Retype the opening lines of the listing below, ending with the line that contains "from matplotlib.lines import Line2D", and leave out any pictures.

** Begin DATA **

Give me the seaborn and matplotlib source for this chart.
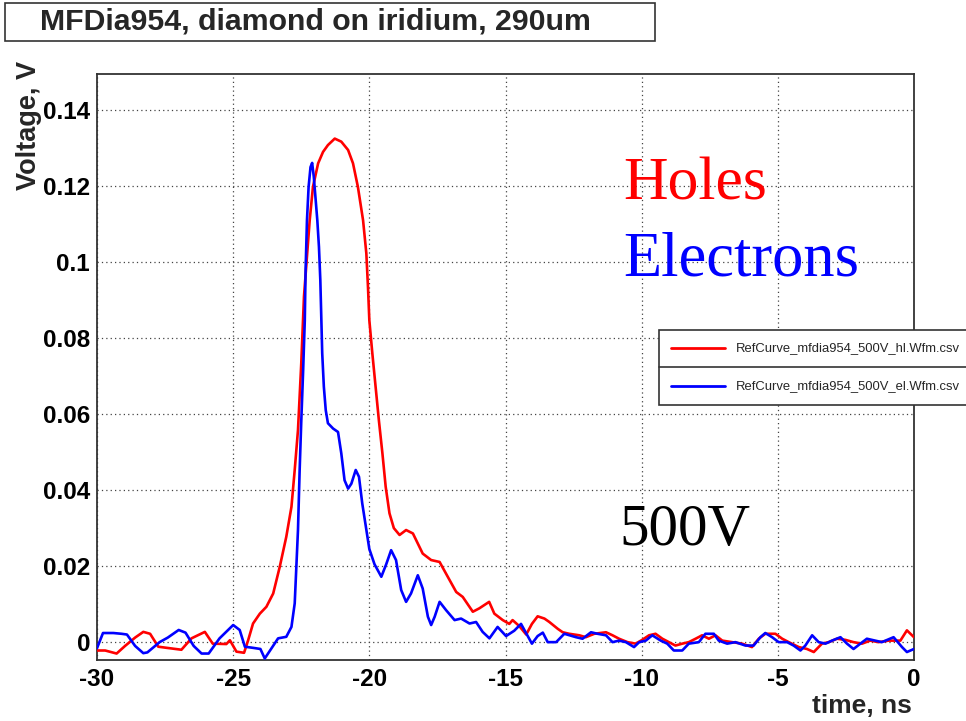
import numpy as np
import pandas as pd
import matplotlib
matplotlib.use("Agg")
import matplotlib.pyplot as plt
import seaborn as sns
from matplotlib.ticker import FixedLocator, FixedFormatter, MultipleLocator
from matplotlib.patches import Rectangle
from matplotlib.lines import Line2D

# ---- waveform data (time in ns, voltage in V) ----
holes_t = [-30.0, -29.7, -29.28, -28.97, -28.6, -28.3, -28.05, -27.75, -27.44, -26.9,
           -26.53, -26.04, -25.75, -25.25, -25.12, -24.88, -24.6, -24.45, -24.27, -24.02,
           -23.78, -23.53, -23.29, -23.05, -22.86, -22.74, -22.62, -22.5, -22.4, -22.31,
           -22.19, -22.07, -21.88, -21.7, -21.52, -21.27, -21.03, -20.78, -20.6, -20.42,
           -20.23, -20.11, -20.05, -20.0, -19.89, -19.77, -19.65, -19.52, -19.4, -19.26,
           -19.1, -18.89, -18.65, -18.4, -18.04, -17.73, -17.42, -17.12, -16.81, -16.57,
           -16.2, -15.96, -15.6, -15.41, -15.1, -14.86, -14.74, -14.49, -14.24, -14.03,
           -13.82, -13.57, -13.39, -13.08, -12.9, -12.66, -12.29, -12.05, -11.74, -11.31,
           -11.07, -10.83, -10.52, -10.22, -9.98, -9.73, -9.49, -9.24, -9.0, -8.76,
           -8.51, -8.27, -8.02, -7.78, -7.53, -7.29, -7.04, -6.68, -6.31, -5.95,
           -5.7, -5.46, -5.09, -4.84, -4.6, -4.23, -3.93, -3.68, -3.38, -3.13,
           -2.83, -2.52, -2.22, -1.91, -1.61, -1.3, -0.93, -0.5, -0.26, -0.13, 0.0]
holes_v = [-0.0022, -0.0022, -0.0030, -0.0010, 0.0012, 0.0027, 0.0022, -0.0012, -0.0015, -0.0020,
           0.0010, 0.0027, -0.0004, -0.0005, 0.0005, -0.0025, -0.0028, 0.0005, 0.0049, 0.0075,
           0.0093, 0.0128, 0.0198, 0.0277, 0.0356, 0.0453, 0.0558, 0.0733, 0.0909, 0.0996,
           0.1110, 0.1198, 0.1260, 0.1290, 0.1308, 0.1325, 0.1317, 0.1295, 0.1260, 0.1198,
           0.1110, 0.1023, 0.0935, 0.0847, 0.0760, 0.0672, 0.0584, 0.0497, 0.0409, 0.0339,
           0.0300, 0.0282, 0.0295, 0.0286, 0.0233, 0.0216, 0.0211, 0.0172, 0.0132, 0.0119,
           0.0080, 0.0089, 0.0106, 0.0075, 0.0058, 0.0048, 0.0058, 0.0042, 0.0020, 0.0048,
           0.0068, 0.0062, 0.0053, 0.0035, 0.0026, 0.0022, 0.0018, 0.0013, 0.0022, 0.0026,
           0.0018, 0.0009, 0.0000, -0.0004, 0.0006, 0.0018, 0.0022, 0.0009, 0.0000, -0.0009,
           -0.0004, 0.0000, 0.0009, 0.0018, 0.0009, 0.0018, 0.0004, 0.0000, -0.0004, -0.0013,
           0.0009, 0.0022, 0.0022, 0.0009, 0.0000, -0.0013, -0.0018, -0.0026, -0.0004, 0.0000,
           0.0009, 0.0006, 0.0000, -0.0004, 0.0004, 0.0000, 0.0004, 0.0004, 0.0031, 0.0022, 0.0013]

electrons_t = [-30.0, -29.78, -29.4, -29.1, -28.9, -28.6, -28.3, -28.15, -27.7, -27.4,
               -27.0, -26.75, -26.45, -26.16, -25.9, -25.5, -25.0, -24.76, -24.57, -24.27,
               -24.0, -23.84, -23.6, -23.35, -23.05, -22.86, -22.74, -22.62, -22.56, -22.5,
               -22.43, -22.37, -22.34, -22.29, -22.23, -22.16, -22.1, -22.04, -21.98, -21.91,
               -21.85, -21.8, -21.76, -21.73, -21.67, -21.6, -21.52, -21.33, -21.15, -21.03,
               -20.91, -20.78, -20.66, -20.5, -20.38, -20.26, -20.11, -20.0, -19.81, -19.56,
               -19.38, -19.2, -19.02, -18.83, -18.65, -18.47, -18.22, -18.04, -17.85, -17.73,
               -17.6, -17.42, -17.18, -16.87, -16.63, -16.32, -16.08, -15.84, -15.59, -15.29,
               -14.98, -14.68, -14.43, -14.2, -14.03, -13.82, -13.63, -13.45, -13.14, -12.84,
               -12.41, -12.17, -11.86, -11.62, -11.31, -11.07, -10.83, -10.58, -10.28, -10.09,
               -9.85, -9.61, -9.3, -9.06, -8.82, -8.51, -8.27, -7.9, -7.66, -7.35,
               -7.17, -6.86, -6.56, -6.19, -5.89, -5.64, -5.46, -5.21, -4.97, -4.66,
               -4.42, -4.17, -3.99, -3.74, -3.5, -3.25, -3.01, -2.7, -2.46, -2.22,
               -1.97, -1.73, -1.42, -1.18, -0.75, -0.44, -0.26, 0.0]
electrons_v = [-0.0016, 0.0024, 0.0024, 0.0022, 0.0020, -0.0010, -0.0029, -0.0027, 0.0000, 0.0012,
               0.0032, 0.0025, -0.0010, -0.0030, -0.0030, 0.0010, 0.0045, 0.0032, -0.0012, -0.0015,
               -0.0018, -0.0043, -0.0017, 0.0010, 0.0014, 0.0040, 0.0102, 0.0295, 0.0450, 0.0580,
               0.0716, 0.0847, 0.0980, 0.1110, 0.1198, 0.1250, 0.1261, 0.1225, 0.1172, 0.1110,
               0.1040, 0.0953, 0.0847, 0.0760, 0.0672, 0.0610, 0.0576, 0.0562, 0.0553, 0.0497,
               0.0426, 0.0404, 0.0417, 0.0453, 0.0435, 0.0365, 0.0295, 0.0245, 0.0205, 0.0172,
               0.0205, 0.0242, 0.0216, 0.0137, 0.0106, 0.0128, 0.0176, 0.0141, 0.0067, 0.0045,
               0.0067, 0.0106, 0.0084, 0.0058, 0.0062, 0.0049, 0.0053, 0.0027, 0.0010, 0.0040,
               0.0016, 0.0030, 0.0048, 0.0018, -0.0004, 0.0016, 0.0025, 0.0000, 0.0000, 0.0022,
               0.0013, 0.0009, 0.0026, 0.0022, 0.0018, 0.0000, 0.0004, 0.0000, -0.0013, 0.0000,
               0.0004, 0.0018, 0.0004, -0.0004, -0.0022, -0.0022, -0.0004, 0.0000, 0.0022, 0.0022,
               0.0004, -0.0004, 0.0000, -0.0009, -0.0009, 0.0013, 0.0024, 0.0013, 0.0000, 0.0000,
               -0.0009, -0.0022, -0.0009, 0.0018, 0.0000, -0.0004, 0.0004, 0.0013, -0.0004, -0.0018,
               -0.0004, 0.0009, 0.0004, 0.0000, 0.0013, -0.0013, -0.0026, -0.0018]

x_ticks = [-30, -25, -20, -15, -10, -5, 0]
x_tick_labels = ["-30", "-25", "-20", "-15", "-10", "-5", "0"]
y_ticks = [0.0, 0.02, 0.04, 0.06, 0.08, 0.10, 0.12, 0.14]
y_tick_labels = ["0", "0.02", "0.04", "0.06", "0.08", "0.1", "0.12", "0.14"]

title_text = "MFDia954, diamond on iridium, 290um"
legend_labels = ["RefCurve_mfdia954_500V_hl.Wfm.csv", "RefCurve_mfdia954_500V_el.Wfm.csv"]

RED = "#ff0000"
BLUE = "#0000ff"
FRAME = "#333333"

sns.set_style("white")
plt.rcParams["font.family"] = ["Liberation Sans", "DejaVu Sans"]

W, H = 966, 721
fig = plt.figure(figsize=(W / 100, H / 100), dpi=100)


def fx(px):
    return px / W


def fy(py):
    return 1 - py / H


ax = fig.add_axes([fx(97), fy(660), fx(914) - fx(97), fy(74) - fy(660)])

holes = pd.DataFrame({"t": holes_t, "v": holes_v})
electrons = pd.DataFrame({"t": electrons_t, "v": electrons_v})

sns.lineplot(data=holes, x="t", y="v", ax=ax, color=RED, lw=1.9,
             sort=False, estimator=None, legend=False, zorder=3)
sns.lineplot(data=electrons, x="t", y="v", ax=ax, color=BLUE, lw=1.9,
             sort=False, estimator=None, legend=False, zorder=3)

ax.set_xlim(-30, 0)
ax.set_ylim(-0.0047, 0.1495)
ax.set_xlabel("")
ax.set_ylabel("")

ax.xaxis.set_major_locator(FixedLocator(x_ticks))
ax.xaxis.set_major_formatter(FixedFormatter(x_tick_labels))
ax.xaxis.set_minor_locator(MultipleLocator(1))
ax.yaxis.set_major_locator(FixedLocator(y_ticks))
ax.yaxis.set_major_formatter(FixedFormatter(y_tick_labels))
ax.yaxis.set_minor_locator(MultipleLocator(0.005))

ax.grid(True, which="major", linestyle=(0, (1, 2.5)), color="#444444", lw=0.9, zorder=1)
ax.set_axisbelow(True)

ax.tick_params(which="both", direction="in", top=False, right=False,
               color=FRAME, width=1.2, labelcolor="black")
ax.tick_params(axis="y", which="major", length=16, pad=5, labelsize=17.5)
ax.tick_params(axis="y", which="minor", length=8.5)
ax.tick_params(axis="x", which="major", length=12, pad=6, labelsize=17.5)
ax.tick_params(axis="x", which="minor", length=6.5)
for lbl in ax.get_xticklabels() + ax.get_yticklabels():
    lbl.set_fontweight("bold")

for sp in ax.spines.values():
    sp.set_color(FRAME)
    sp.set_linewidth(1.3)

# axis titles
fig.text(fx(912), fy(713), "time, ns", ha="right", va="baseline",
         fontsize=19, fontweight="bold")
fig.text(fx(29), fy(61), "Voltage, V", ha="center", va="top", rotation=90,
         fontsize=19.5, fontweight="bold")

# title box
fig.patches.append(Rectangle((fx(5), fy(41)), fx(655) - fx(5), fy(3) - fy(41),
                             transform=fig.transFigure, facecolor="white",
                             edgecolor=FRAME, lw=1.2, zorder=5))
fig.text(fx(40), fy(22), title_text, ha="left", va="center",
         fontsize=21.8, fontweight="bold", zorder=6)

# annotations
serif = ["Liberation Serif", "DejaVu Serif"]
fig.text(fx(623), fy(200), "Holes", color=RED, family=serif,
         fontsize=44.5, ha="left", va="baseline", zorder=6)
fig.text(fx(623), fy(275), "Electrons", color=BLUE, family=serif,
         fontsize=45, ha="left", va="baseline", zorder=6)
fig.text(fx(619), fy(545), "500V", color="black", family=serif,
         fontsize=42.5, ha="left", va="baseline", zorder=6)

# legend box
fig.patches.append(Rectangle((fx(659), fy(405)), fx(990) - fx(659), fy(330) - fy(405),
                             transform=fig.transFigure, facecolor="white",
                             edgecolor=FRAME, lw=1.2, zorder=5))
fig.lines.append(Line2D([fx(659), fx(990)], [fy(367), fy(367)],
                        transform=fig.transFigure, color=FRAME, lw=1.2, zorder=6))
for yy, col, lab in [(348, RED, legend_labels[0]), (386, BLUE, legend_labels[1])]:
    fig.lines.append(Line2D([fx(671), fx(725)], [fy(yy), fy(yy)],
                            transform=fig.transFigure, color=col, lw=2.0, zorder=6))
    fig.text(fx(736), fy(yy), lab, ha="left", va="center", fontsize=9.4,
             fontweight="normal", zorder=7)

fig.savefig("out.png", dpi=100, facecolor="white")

** End DATA **

**ANSWER TO THIS PROBLEM:**
Give me the seaborn and matplotlib source for this chart.
import numpy as np
import pandas as pd
import matplotlib
matplotlib.use("Agg")
import matplotlib.pyplot as plt
import seaborn as sns
from matplotlib.ticker import FixedLocator, FixedFormatter, MultipleLocator
from matplotlib.patches import Rectangle
from matplotlib.lines import Line2D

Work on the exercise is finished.